TASK TO CARRY OUT: Transcribe the material in full, exactly as written.

DATASET CONTENT:
┄┄┄┄┄┄┄┄┄┄┄┄┄┄┄┄┄┄┄┄
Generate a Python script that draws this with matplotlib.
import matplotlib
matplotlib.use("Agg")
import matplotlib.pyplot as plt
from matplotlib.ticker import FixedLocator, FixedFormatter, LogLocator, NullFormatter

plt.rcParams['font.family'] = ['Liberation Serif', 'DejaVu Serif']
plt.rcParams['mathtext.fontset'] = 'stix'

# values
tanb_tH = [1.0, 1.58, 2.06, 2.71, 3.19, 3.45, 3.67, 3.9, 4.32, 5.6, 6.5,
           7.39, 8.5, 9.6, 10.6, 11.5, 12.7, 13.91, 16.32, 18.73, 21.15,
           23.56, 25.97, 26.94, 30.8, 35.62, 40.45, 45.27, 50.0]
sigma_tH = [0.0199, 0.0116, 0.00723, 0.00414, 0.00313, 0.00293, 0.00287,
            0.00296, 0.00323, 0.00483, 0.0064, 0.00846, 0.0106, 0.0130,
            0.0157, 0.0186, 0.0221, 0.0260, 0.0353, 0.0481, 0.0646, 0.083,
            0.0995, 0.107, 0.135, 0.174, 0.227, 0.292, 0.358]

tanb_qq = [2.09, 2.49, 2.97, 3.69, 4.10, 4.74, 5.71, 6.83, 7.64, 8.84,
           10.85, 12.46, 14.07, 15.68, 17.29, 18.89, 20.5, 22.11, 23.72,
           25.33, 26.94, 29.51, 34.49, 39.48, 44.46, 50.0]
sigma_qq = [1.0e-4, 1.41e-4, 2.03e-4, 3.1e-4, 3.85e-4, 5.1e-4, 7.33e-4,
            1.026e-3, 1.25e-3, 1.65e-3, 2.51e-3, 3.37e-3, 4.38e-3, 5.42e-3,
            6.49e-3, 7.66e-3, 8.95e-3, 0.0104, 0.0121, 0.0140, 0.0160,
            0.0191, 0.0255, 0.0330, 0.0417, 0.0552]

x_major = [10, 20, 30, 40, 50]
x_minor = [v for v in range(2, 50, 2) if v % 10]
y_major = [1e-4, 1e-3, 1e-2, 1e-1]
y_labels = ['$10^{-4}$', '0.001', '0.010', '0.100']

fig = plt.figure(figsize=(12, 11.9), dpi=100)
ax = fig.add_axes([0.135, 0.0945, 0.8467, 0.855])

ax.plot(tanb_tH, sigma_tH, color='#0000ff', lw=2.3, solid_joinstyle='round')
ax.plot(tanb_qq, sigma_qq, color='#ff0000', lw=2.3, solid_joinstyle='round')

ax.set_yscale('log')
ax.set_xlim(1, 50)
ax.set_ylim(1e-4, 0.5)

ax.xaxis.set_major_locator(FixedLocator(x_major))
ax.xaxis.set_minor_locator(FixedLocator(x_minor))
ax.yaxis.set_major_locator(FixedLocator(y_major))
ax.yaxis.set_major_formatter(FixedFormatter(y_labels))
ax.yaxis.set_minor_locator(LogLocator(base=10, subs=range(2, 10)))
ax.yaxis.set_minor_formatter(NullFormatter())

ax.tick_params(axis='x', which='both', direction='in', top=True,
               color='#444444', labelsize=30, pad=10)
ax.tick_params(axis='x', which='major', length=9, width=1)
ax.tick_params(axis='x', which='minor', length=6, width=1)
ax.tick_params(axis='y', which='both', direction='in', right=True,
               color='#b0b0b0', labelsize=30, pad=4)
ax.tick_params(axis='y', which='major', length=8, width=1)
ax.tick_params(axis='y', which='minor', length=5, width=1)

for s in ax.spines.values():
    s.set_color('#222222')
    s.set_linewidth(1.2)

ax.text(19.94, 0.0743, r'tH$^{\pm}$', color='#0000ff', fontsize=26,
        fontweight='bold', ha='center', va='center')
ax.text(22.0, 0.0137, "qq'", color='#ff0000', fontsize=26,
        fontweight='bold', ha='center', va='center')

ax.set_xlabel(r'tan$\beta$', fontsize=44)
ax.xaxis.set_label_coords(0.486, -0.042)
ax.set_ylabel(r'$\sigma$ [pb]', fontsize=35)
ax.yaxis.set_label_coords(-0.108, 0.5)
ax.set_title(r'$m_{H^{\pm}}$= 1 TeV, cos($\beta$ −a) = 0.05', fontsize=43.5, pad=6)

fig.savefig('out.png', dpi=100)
┄┄┄┄┄┄┄┄┄┄┄┄┄┄┄┄┄┄┄┄
SOLVED EXERCISE:
Generate a Python script that draws this with matplotlib.
import matplotlib
matplotlib.use("Agg")
import matplotlib.pyplot as plt
from matplotlib.ticker import FixedLocator, FixedFormatter, LogLocator, NullFormatter

plt.rcParams['font.family'] = ['Liberation Serif', 'DejaVu Serif']
plt.rcParams['mathtext.fontset'] = 'stix'

# values
tanb_tH = [1.0, 1.58, 2.06, 2.71, 3.19, 3.45, 3.67, 3.9, 4.32, 5.6, 6.5,
           7.39, 8.5, 9.6, 10.6, 11.5, 12.7, 13.91, 16.32, 18.73, 21.15,
           23.56, 25.97, 26.94, 30.8, 35.62, 40.45, 45.27, 50.0]
sigma_tH = [0.0199, 0.0116, 0.00723, 0.00414, 0.00313, 0.00293, 0.00287,
            0.00296, 0.00323, 0.00483, 0.0064, 0.00846, 0.0106, 0.0130,
            0.0157, 0.0186, 0.0221, 0.0260, 0.0353, 0.0481, 0.0646, 0.083,
            0.0995, 0.107, 0.135, 0.174, 0.227, 0.292, 0.358]

tanb_qq = [2.09, 2.49, 2.97, 3.69, 4.10, 4.74, 5.71, 6.83, 7.64, 8.84,
           10.85, 12.46, 14.07, 15.68, 17.29, 18.89, 20.5, 22.11, 23.72,
           25.33, 26.94, 29.51, 34.49, 39.48, 44.46, 50.0]
sigma_qq = [1.0e-4, 1.41e-4, 2.03e-4, 3.1e-4, 3.85e-4, 5.1e-4, 7.33e-4,
            1.026e-3, 1.25e-3, 1.65e-3, 2.51e-3, 3.37e-3, 4.38e-3, 5.42e-3,
            6.49e-3, 7.66e-3, 8.95e-3, 0.0104, 0.0121, 0.0140, 0.0160,
            0.0191, 0.0255, 0.0330, 0.0417, 0.0552]

x_major = [10, 20, 30, 40, 50]
x_minor = [v for v in range(2, 50, 2) if v % 10]
y_major = [1e-4, 1e-3, 1e-2, 1e-1]
y_labels = ['$10^{-4}$', '0.001', '0.010', '0.100']

fig = plt.figure(figsize=(12, 11.9), dpi=100)
ax = fig.add_axes([0.135, 0.0945, 0.8467, 0.855])

ax.plot(tanb_tH, sigma_tH, color='#0000ff', lw=2.3, solid_joinstyle='round')
ax.plot(tanb_qq, sigma_qq, color='#ff0000', lw=2.3, solid_joinstyle='round')

ax.set_yscale('log')
ax.set_xlim(1, 50)
ax.set_ylim(1e-4, 0.5)

ax.xaxis.set_major_locator(FixedLocator(x_major))
ax.xaxis.set_minor_locator(FixedLocator(x_minor))
ax.yaxis.set_major_locator(FixedLocator(y_major))
ax.yaxis.set_major_formatter(FixedFormatter(y_labels))
ax.yaxis.set_minor_locator(LogLocator(base=10, subs=range(2, 10)))
ax.yaxis.set_minor_formatter(NullFormatter())

ax.tick_params(axis='x', which='both', direction='in', top=True,
               color='#444444', labelsize=30, pad=10)
ax.tick_params(axis='x', which='major', length=9, width=1)
ax.tick_params(axis='x', which='minor', length=6, width=1)
ax.tick_params(axis='y', which='both', direction='in', right=True,
               color='#b0b0b0', labelsize=30, pad=4)
ax.tick_params(axis='y', which='major', length=8, width=1)
ax.tick_params(axis='y', which='minor', length=5, width=1)

for s in ax.spines.values():
    s.set_color('#222222')
    s.set_linewidth(1.2)

ax.text(19.94, 0.0743, r'tH$^{\pm}$', color='#0000ff', fontsize=26,
        fontweight='bold', ha='center', va='center')
ax.text(22.0, 0.0137, "qq'", color='#ff0000', fontsize=26,
        fontweight='bold', ha='center', va='center')

ax.set_xlabel(r'tan$\beta$', fontsize=44)
ax.xaxis.set_label_coords(0.486, -0.042)
ax.set_ylabel(r'$\sigma$ [pb]', fontsize=35)
ax.yaxis.set_label_coords(-0.108, 0.5)
ax.set_title(r'$m_{H^{\pm}}$= 1 TeV, cos($\beta$ −a) = 0.05', fontsize=43.5, pad=6)

fig.savefig('out.png', dpi=100)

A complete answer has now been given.